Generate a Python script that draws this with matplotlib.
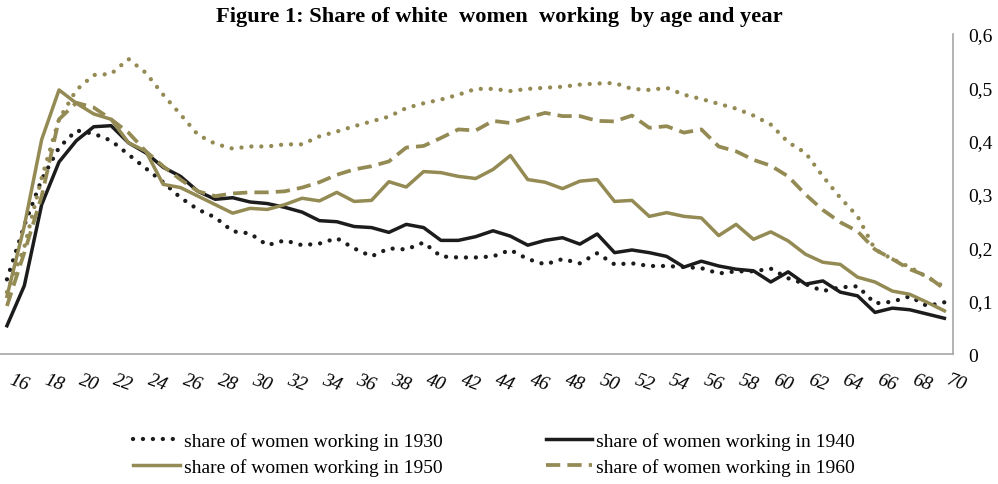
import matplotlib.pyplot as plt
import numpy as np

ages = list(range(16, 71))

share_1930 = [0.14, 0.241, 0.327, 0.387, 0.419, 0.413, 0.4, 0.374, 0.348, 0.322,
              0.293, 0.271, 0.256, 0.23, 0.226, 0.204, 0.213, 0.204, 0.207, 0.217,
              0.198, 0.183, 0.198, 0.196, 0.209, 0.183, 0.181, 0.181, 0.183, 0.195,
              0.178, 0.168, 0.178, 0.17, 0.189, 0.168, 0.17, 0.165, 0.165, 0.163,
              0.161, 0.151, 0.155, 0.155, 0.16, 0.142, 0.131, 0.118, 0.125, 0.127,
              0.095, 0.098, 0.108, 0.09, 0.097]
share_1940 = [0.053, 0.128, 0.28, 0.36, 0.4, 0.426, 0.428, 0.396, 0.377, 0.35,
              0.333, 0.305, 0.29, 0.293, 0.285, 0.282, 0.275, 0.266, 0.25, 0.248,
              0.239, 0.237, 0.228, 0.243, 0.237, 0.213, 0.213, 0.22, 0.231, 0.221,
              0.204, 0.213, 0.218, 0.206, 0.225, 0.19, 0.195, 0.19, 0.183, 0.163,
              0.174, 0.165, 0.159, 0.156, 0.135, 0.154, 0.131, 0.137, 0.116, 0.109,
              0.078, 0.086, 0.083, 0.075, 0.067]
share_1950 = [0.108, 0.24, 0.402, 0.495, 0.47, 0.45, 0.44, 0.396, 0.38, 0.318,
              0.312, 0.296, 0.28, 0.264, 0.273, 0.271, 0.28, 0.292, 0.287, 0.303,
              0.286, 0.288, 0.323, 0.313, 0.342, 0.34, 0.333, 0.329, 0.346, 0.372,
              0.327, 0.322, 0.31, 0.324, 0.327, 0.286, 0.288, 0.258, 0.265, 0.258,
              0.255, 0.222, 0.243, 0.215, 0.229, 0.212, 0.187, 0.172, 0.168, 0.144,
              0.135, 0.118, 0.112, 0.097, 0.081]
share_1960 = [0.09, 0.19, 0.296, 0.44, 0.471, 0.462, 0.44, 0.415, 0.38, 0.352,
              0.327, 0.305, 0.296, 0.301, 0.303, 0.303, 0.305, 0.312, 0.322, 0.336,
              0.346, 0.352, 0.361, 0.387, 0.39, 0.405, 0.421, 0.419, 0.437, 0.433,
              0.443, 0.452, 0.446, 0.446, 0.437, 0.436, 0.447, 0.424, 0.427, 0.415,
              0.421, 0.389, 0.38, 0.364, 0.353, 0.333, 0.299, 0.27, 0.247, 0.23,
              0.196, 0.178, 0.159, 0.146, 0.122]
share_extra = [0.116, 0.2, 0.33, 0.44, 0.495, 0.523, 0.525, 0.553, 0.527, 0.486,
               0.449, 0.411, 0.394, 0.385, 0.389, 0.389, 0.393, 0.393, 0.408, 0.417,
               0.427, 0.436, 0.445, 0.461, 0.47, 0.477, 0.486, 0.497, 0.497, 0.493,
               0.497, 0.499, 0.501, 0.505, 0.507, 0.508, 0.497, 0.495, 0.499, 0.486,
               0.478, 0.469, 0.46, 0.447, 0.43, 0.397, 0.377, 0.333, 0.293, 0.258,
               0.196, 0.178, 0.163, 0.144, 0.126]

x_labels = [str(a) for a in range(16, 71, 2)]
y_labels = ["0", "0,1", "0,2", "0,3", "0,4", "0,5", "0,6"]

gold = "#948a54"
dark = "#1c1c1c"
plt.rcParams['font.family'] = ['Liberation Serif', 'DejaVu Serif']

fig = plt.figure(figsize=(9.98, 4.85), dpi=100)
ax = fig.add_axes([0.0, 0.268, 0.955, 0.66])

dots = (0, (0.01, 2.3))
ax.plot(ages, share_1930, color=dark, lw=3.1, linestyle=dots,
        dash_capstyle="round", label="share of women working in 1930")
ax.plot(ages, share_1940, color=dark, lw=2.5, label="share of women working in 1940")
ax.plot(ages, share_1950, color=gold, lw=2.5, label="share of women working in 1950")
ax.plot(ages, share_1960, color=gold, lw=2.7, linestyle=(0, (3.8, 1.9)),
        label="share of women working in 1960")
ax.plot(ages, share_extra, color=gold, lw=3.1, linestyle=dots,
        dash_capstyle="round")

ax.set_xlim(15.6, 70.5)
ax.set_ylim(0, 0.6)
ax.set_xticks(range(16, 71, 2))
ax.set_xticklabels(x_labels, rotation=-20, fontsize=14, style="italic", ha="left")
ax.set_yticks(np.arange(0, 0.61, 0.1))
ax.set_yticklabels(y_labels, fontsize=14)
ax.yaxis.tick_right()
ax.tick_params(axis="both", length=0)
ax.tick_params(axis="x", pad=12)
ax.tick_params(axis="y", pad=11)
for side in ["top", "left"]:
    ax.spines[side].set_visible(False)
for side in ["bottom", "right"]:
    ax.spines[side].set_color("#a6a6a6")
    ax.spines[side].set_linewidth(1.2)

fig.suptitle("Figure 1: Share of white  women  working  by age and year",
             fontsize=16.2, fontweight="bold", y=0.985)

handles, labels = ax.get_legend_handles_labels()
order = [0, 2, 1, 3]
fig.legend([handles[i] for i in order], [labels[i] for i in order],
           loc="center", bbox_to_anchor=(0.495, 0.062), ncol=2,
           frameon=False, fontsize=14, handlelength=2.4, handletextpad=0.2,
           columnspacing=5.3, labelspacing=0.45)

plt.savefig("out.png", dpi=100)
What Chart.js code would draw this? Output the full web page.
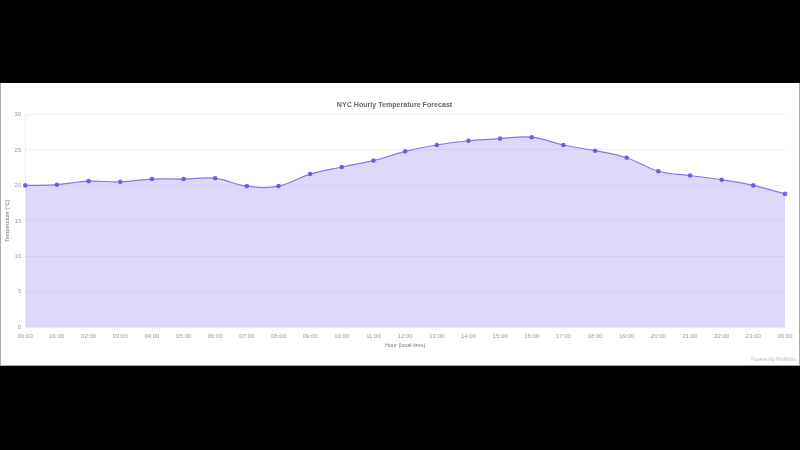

....................

▶ Goal
Repeat only the lines between the top of the entries above and the line containing "ages = list(range(16, 71))", both ends included, without the pictures.

▶ Result of the exercise
Generate a Python script that draws this with matplotlib.
import matplotlib.pyplot as plt
import numpy as np

ages = list(range(16, 71))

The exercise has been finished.